Mt 27:34 - The soldiers offer Jesus wine mingled with gall before he is crucified, which He rejects.
Mk 15:23 - The soldiers offer Jesus wine mingled with myrrh before he is crucified, which He rejects.

These two verses describe the same event. The weird thing is that one describes wine mingled with myrrh, and the other wine mingled with gall.

A couple of observations before continuing: 1) "Gall" usually means something bitter with an unpleasant taste. It is also used of various poisons. Cf. Job 20:14, Prov 5:4, Lam 3:15, Deut 29:17, etc.
2) Myrrh was often used as an additive to make things taste more pleasant.

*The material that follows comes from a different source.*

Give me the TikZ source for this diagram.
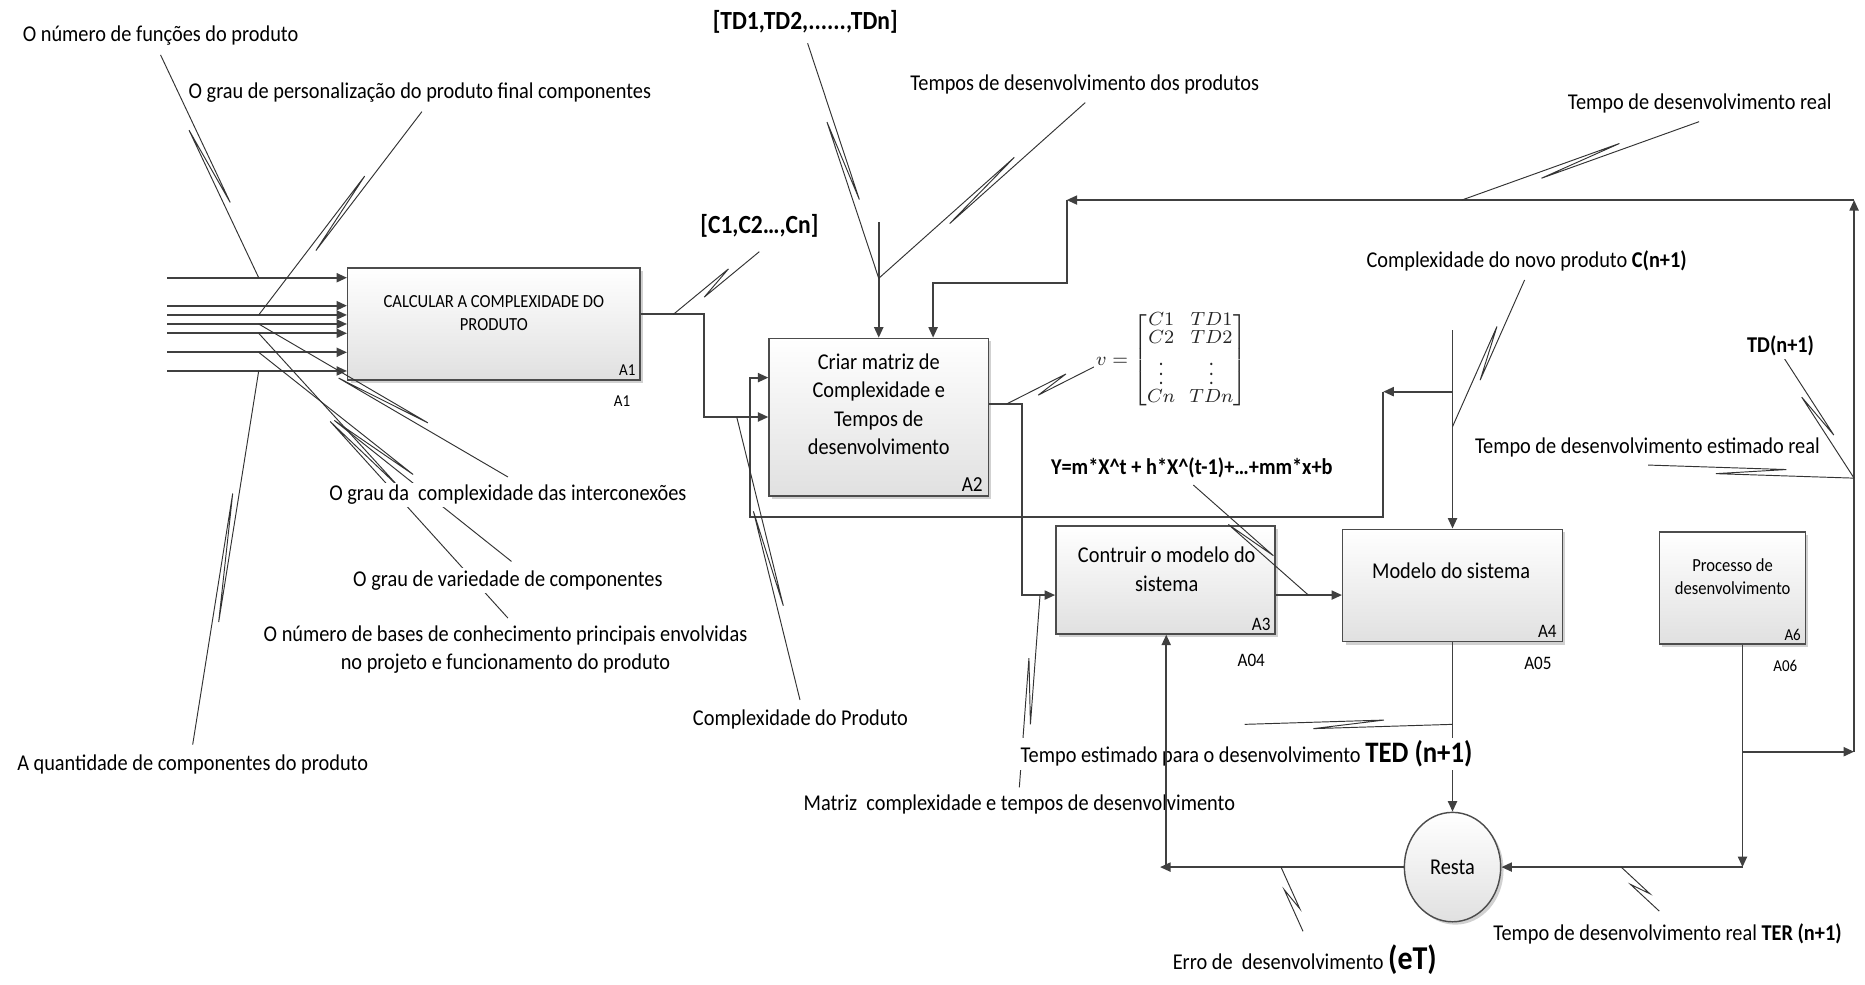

Scofield, Gill, the Pulpit, Matthew Poole, the ESV study Bible, James Edwards, Robert Mounce, and MacArthur say that wine mixed with narcotic/anesthetic agents were commonly given to people being crucified to help with the pain. Myrrh was what was given, which would taste bitter and dull the mind and senses. The Talmud (B. Sanh. 43a) says, "When one is led out to execution, he is given a goblet of wine containing a grain of frankincense, in order to benumb his senses, for it is written, Give strong drink unto him that is ready to perish, and wine unto the bitter in soul." In the words of Alan Cole, "Jesus, however, would not take any such anaesthetic; all his faculties must be unclouded for what lay before him."